Mexican President Enrique Pena Nieto is not an easy man to love. Prickly, cocksure, and imbued with the enormous sense of entitlement that can only come from running the PRI – Mexico’s current party of government, which ran a oneparty state for most of the twentieth century – he is not an obvious candidate as a man of destiny.
But that is precisely what he is. For there is no other leader in the world today who has done so much to liberalise his society, enacting a string of reforms in the telecoms, energy, and education sectors. It is hard to think of an emerging market that has come so far in recent years.
To create his economic miracle, Pena Nieto first had to conjure up a political one. Upon assuming office in 2012, he did the impossible, cajoling his political rivals – the right-wing PAN and the left-wing PRD – into joining the PRI in the Pact for Mexico: a daring compact designed to get all the major parties on board for the fundamental reform of Mexican society. The wonder of it was that the highly unlikely deal held for a year, during which time Pena Nieto began his reforms. By the time the accord inevitably fell apart, the cornerstone of a liberalised Mexico had been laid.
But even before his historically-significant liberalisation efforts commenced, the country Pena Nieto found himself running had already been decisively transformed, by the game-changing North American Free Trade Agreement (NAFTA) with the US and Canada. Mexico finds itself an emerging market blessed with the good fortune of being indelibly tied to two larger, rich economies, bringing it into supply chains that now traverse the whole of North America; it is easily NAFTA’s biggest winner. After NAFTA came into effect in January 1994, trade between the US and Mexico increased an eye-popping six-fold.
Pena Nieto’s reforms have decisively taken Mexico that next step further. His telecoms initiatives are beginning to pry open the oligopolies running the mobile phone and internet industries.

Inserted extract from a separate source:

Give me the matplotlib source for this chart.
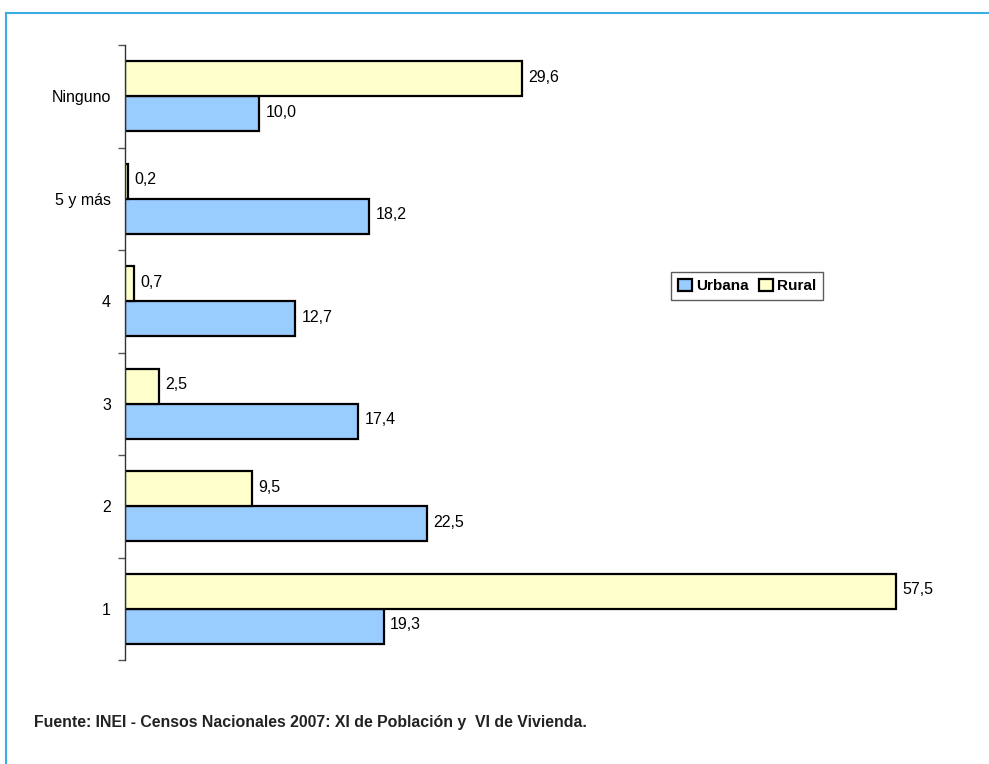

An even more herculean task has been the President’s battles with the mighty education union. He has finally gotten tough with teachers, who through their overly generous benefits earn the equivalent of 514 days salary for every 200 days of school, an intolerable economic burden. The government’s reforms expose teachers to a modicum of accountability, for the first time requiring them to be independently evaluated at different stages of their career. Of all that he has accomplished, Pena Nieto’s education reform is by far his most popular with the general public.
Probably the most important single liberalizing initiative, however, has been the opening up of the heretofore-sacrosanct energy market. The monopoly of Pemex – the country’s state oil company – has not served Mexico well. Before Pena Nieto’s energy reform bill of December 2013, electricity prices for Mexican industry were a gargantuan 80 per cent higher than for US firms.
Pena Nieto has thrown the country’s deepwater and shale fields open to desperately-needed foreign investment, and the electricity industry is being liberalised. Pemex’s monopoly has been decisively curtailed; even the powerful oil workers union has been stripped of its five seats on the 15 member governing board. Alongside the US shale revolution and the tar sands bonanza in Canada, the liberalisation of Mexico’s energy sector makes it entirely possible that the dream of secure low-cost energy supplies for the whole of the North American continent will lead to a further economic boom for all three nations.
Of course, massive challenges remain. The legislative phase of the reform process is now over; the daunting task of implementation lies ahead. Pena Nieto has become personally enmeshed in conflict of interest issues, drug gang violence dominates the headlines, and endemic corruption must be dealt with. But for all its continuing struggles, Pena Nieto has liberalised Mexico irredeemably for the better.